Nationally, more than 44 million people benefit from food assistance programs. Locally, about 50,000 people in San Luis Obispo County and 140,000 in Santa Barbara County rely on that assistance.  

"I feel weird asking for help," said Kaitlyn, who wished to remain anonymous. She's 20-years-old and pregnant and is applying for food stamps for the first time because doctors told her she can't work during her pregnancy.

"Because they are worried he's going to come out early, and he has some health issues, so I'm considered a high-risk pregnancy," Kaitlyn said. 

She now joins thousands of others in the area who rely on food assistance for their next meal.

"We estimate 1 in 6 families are going to experience food scarcity and we are there to fill in the need," said Kevin Drabinski, Chief Executive Director for the San Luis Obispo County Food Bank Coalition. 

The food bank is busy collecting, packing, and transporting meals to feed nearly 50,000 people through more than 200 food assistance agencies.
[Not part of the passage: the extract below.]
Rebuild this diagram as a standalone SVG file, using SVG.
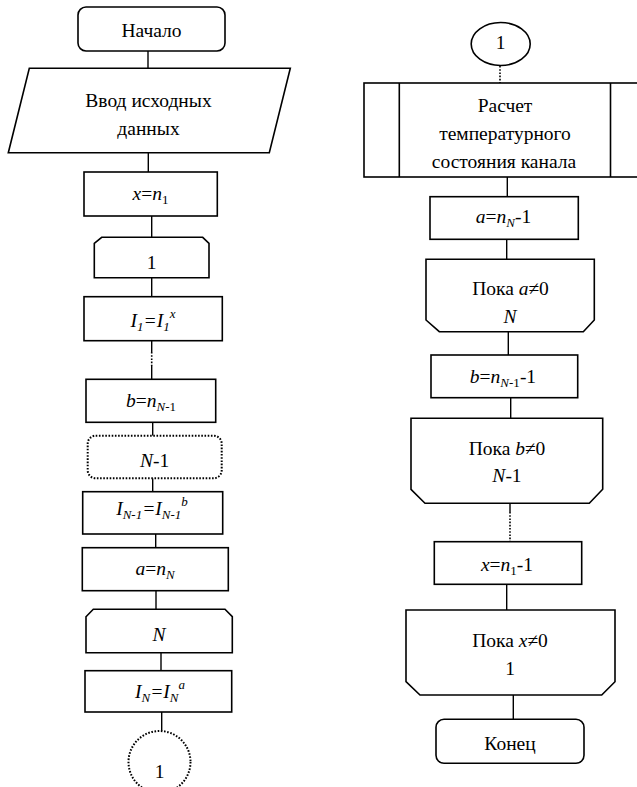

"Forty percent of the people are kids, 20 percent are seniors. We see a lot of veterans, a lot of homeless, so we are reaching the corners maybe people don't see," Drabinski said. 

Now, this food bank may have to brace for impact as President Trump is proposing to slash $190 billion from the food stamp program over 10 years.

"Certainly we are concerned. It kind of has a ripple effect of what we are able to access of food in terms of what the other agencies are able to receive from us," Drabinksi said. 

President Trump's budget director, Mick Mulvaney, spoke to reporters saying the cuts wouldn't affect people who need the assistance.

"We have plenty of money in this country to take care of the people who need help, and we will do that. We don't have enough money to take care of people, everybody who doesn't need help," Mulvaney said. 

The White House says there are just too many people taking advantage of government assistance programs like food stamps, and the budget proposal is a way to weed those people out.

The budget now heads to Congress to be adopted or rejected.